-- Start of EXCERPTED DATA --
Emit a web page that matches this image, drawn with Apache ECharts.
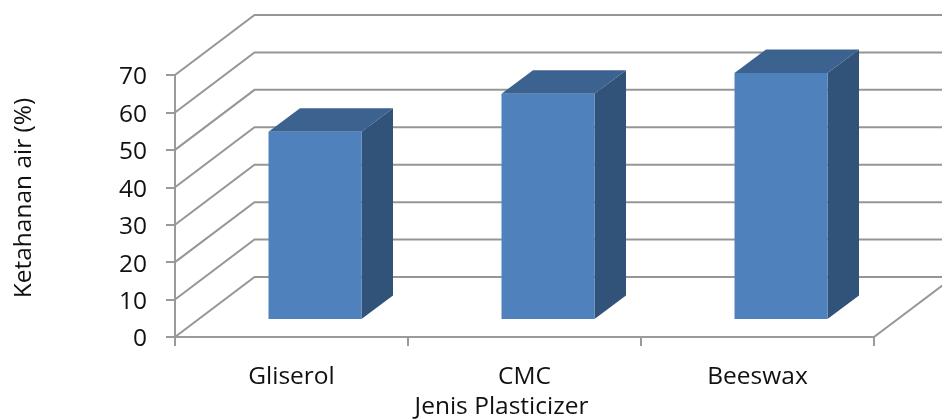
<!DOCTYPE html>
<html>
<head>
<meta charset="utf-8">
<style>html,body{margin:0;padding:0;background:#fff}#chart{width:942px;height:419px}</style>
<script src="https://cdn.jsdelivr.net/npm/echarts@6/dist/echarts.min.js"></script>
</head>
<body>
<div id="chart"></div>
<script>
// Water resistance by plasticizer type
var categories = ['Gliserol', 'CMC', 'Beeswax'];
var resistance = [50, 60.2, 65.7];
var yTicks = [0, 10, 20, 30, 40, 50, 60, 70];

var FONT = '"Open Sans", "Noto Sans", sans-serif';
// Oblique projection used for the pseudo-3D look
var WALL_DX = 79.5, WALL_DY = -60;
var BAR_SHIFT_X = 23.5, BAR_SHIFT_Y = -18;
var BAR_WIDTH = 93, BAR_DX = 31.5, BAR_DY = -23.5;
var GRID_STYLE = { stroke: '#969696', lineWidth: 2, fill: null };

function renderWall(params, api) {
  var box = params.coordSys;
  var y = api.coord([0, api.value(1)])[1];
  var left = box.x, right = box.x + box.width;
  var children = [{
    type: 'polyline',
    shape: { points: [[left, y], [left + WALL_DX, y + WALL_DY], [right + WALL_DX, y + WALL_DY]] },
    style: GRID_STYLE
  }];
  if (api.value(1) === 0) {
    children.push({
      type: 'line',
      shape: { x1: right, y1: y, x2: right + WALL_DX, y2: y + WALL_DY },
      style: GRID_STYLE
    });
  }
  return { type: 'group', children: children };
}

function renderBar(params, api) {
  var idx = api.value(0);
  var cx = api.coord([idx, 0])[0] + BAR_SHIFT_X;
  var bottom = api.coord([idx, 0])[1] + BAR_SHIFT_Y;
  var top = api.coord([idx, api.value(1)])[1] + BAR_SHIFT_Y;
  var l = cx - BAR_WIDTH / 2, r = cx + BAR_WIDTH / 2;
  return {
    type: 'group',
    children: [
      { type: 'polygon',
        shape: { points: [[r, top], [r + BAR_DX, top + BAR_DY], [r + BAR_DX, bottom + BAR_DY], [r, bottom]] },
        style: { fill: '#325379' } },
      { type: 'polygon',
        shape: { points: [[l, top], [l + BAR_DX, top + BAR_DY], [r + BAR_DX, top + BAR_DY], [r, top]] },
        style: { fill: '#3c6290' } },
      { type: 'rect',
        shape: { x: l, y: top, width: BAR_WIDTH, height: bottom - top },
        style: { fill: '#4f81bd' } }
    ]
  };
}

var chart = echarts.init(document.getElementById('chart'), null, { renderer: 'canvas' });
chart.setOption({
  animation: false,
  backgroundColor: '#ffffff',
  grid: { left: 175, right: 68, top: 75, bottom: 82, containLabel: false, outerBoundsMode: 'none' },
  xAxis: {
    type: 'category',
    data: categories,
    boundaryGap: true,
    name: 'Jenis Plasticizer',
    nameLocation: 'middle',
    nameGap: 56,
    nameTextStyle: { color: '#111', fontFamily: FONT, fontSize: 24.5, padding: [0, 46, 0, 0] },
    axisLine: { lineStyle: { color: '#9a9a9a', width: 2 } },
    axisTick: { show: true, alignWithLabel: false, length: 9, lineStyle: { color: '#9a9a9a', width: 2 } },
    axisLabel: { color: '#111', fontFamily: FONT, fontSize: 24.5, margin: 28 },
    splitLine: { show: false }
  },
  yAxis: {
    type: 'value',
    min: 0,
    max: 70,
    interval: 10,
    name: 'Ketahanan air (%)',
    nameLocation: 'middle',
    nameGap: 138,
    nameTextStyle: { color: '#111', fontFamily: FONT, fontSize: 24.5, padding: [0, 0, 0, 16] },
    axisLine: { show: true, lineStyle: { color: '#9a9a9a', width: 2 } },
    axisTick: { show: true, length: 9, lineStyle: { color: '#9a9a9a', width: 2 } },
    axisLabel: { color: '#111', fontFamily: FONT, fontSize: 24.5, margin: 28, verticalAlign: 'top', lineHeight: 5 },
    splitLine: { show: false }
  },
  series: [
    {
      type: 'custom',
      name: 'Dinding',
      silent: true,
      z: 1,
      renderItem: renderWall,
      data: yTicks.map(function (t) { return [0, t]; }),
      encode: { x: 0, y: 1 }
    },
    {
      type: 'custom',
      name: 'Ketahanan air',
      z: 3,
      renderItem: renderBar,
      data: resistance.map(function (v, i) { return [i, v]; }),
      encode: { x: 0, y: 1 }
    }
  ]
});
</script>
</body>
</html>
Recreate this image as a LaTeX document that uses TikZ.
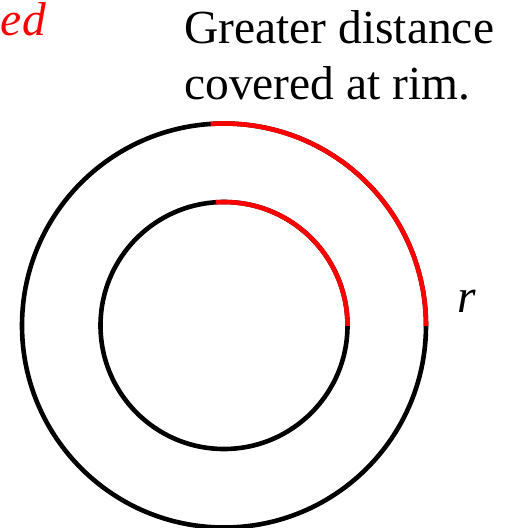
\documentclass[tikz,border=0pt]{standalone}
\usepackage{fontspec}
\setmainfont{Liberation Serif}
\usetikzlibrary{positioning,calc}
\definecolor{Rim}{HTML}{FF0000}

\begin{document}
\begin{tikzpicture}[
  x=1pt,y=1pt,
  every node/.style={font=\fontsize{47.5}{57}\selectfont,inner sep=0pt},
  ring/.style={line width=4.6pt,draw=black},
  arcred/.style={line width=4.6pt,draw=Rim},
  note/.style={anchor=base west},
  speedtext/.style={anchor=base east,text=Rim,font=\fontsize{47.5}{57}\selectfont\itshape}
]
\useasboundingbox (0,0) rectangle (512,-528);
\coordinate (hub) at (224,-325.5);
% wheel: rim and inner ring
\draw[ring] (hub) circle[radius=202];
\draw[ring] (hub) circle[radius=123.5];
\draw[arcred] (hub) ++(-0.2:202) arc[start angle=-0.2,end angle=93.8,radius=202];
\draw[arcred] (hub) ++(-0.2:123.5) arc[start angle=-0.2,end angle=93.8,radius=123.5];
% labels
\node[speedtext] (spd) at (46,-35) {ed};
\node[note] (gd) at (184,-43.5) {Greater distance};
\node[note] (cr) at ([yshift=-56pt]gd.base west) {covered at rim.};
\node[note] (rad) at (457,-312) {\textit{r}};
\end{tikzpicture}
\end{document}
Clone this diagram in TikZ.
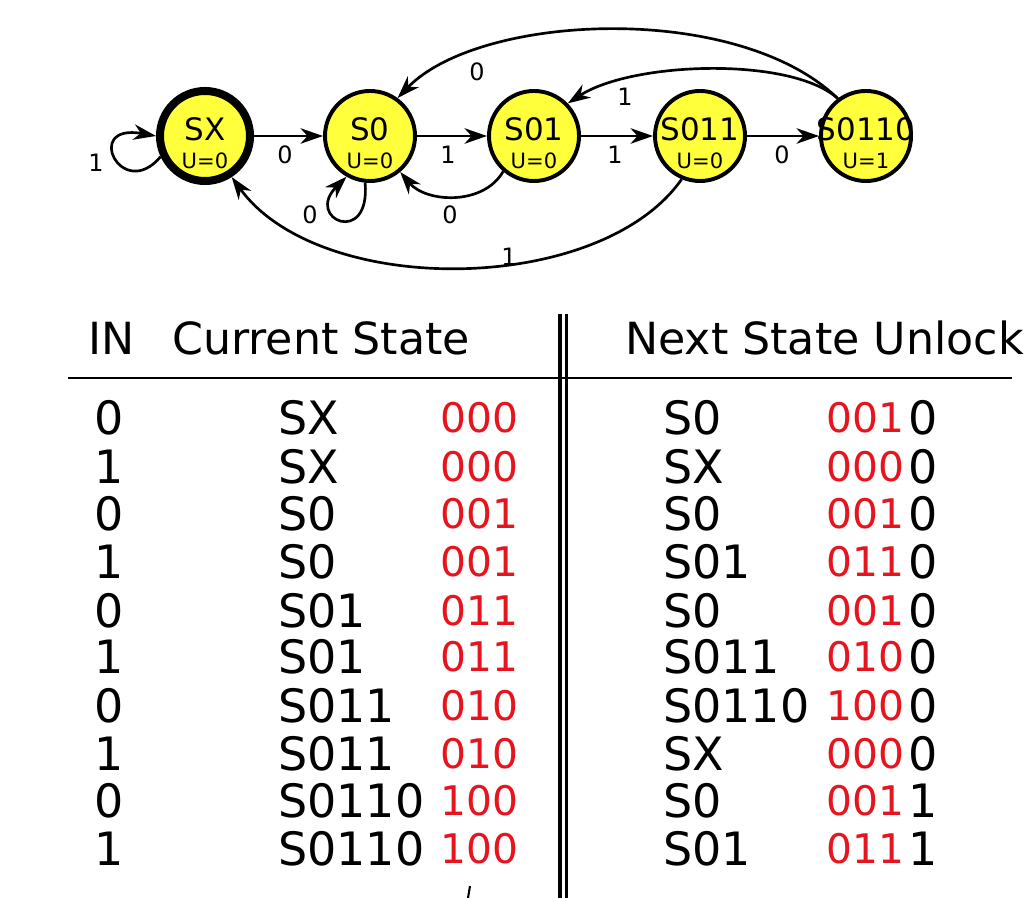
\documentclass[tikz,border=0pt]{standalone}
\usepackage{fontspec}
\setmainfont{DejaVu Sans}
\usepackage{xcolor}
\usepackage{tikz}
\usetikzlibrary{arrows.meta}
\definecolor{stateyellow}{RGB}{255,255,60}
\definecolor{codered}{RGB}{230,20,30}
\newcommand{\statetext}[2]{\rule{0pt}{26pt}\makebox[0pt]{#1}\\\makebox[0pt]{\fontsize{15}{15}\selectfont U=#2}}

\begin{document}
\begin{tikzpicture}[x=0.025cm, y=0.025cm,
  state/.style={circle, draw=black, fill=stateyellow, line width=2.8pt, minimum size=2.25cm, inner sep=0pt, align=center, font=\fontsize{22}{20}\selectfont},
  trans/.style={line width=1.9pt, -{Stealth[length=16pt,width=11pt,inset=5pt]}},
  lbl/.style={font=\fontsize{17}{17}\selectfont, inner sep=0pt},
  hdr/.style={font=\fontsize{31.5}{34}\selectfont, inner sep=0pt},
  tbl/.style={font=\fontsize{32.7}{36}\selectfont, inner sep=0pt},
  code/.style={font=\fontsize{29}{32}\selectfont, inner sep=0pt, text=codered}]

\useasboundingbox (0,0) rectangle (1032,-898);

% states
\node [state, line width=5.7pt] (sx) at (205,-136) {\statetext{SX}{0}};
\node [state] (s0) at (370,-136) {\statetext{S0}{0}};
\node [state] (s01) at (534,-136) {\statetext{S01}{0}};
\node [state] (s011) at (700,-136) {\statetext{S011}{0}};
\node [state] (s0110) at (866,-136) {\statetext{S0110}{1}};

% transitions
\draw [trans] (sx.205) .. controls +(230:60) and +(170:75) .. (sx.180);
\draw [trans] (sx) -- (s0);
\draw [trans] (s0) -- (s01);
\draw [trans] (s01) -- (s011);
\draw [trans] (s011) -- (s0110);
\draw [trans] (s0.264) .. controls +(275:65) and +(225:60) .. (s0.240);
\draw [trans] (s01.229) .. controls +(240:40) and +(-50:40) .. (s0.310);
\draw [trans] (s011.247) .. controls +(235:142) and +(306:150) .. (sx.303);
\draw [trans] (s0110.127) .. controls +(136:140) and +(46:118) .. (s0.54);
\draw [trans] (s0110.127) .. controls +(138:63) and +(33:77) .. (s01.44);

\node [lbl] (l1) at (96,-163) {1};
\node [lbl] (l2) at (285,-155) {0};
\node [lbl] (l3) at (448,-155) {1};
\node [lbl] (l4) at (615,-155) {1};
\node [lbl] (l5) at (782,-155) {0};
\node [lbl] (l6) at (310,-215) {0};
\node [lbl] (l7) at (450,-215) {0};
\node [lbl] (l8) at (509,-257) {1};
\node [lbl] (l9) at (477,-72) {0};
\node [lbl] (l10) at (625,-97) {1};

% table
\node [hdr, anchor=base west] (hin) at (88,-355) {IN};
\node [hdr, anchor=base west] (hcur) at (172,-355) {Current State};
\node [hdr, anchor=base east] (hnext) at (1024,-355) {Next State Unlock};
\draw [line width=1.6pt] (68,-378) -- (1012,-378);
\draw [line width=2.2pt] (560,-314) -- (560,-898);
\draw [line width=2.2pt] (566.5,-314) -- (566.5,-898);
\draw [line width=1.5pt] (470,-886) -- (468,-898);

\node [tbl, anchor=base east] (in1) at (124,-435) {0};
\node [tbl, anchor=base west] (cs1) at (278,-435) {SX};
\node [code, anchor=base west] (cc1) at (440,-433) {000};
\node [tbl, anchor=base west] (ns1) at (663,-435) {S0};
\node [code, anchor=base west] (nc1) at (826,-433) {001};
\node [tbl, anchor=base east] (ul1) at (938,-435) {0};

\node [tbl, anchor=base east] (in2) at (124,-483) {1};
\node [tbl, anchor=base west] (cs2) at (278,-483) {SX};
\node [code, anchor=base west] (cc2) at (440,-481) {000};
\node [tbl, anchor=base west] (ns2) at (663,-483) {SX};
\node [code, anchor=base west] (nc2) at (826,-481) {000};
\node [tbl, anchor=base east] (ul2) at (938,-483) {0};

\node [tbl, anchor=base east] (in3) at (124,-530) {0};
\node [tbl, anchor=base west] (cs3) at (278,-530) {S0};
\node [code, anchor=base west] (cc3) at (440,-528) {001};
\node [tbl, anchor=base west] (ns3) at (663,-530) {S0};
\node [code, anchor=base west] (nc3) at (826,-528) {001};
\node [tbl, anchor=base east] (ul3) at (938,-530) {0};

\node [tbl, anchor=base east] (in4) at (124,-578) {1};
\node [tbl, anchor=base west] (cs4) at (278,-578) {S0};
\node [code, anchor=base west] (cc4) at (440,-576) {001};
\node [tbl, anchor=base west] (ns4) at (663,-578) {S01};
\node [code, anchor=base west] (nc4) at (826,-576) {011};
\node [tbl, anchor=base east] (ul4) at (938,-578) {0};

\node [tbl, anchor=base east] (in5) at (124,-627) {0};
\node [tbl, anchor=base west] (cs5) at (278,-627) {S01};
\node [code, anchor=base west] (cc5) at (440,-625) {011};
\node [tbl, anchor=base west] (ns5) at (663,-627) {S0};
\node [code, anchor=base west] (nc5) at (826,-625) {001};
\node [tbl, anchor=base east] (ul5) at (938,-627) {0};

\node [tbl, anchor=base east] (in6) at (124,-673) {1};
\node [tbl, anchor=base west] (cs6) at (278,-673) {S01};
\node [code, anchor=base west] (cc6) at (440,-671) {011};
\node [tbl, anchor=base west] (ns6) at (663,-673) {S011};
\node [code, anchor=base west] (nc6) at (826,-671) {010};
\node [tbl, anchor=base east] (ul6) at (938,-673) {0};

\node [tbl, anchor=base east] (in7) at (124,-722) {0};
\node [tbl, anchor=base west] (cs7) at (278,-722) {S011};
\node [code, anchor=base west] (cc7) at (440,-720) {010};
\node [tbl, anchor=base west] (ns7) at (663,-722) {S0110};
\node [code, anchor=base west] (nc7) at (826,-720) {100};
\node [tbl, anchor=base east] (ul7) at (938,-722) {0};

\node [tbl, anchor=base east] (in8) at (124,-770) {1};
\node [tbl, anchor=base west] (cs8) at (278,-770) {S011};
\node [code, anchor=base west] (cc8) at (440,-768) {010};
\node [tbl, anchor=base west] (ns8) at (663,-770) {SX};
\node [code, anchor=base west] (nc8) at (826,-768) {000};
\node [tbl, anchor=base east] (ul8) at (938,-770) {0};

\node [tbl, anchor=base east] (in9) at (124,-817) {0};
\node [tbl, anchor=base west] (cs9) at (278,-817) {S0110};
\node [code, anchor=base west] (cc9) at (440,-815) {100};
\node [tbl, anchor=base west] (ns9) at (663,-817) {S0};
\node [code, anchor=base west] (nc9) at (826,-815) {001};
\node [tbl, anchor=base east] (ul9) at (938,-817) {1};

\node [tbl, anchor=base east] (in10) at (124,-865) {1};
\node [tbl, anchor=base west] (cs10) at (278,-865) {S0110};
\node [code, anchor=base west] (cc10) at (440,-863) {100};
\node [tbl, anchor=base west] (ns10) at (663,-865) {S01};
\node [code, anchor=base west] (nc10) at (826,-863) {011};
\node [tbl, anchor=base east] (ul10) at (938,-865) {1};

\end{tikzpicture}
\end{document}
-- End of EXCERPTED DATA --
PROBLEM REQUIREMENTS –
Only the lines from the start of the entries above to the line containing "2, fill: null" are to be given again, exactly and with both ends included; pictures are excluded.

REPLY –
Emit a web page that matches this image, drawn with Apache ECharts.
<!DOCTYPE html>
<html>
<head>
<meta charset="utf-8">
<style>html,body{margin:0;padding:0;background:#fff}#chart{width:942px;height:419px}</style>
<script src="https://cdn.jsdelivr.net/npm/echarts@6/dist/echarts.min.js"></script>
</head>
<body>
<div id="chart"></div>
<script>
// Water resistance by plasticizer type
var categories = ['Gliserol', 'CMC', 'Beeswax'];
var resistance = [50, 60.2, 65.7];
var yTicks = [0, 10, 20, 30, 40, 50, 60, 70];

var FONT = '"Open Sans", "Noto Sans", sans-serif';
// Oblique projection used for the pseudo-3D look
var WALL_DX = 79.5, WALL_DY = -60;
var BAR_SHIFT_X = 23.5, BAR_SHIFT_Y = -18;
var BAR_WIDTH = 93, BAR_DX = 31.5, BAR_DY = -23.5;
var GRID_STYLE = { stroke: '#969696', lineWidth: 2, fill: null };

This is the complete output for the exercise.